Students uncovered a hand-wrought metal section of harness and cut nails scattered from the clearing to the dump; but no further evidence surfaced of a mid-19th-century life.
"We really don't think this was used as the domestic residence," Kruczek-Aaron said.
Andrew Barkley, a student working at the site, sifted soil from the dump.
"We've found some ceramics, glass, a door keyhole and some Syracuse china dating to the 1920s and 30s," he said, undeterred.
Students Chris Morine, Shannon Halsey and Rachel Hunt mapped another deep trench dug through the midden in centimeters. Glass bottles and tin relics poked from the pit wall.
The students considered Smith's efforts at Timbucto.
"He decided to help the poorest of the poor," Morine said. "He even said it wasn't going to be easy."
"He probably figured if they could make it here, they could make it anywhere," Halsey said. "Then again, the Epps family was here for 25 years. That could be considered a success."

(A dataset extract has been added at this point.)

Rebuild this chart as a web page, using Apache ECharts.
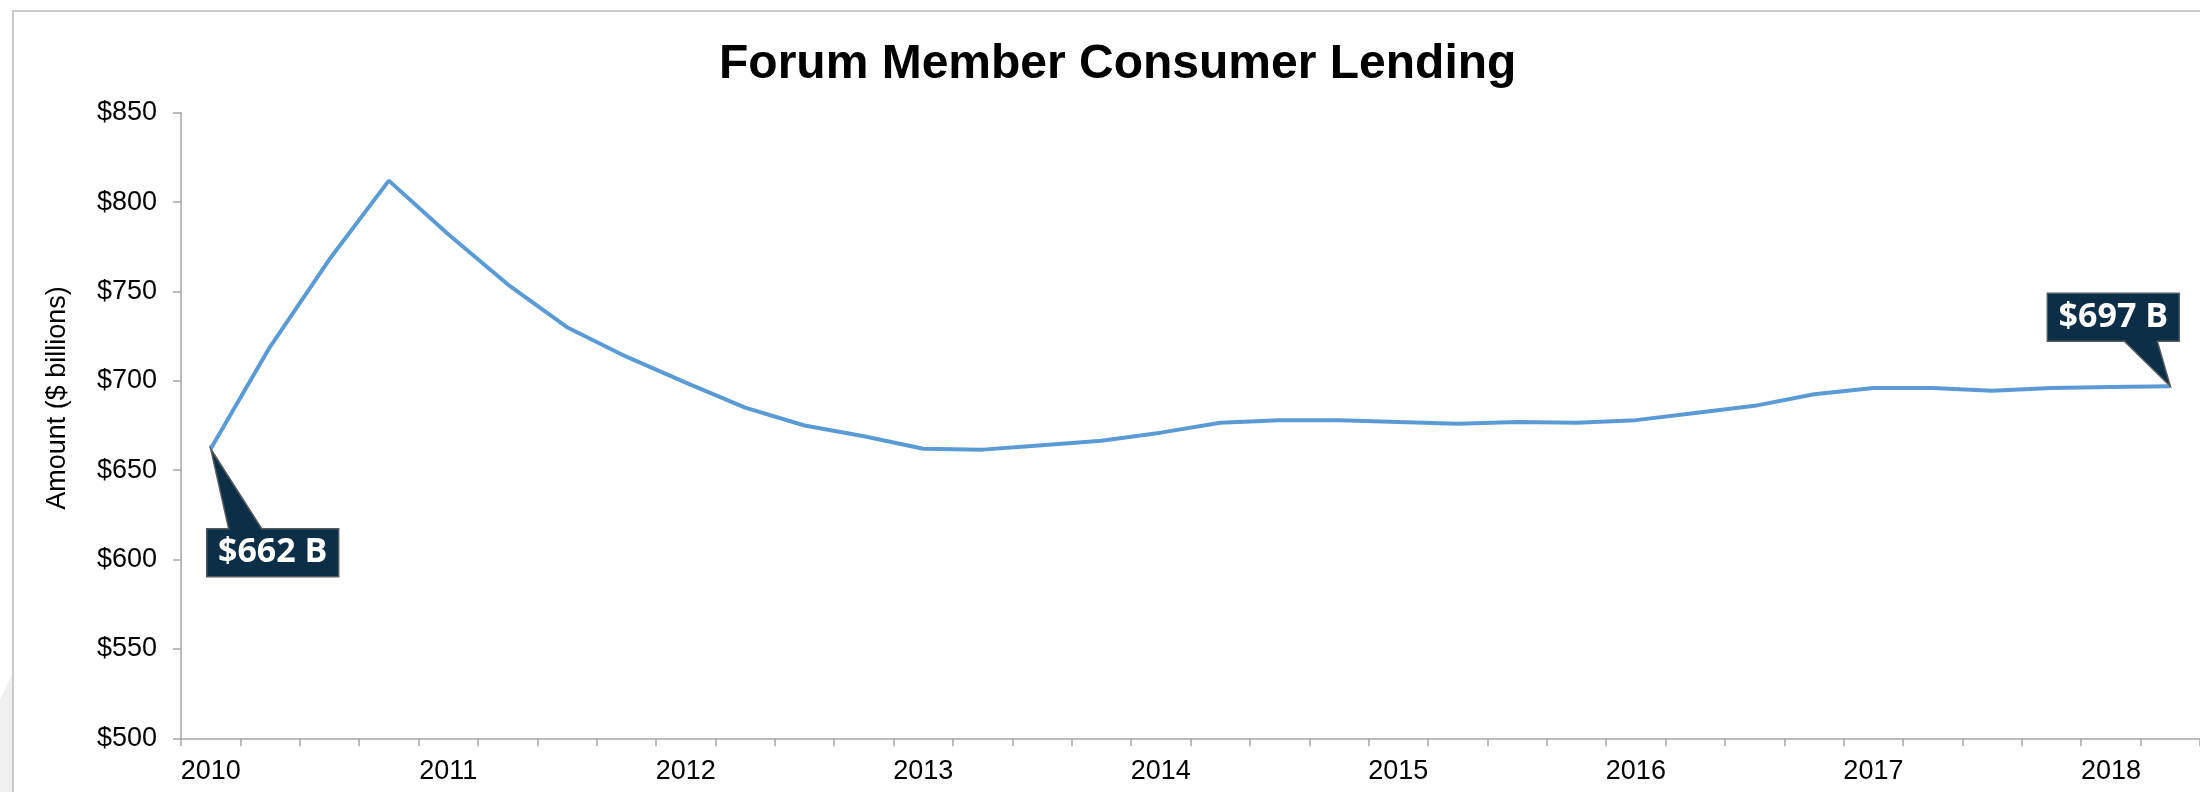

The Potsdam students were unfazed by the dearth of archaeological evidence found so far.
"It's 40 acres, realistically speaking," Morine said. "We're looking for what might have been a slight impact on a changing landscape."
About two weeks into the dig, Kruczek-Aaron received an old photograph from a member of the Lawrence family, members of whom lived on Epps lot after Lyman Epps, Jr. sold it in 1900.
The photo shows a homestead clearing with three log structures.
A Department of Environmental Conservation map, circa 1900, shared by a neighbor, outlines this same clearing, showing three structures marked about a quarter-mile from where students worked this summer.
That land, part of Lot 84, is now part of the Forest Preserve and might be the original Epps homestead.
Though this summer's work has ended, Kruczek-Aaron hopes to expand the project.
The goal is to produce a new narrative, she said, to search and find details of how social inequality is lived and resisted in rural America.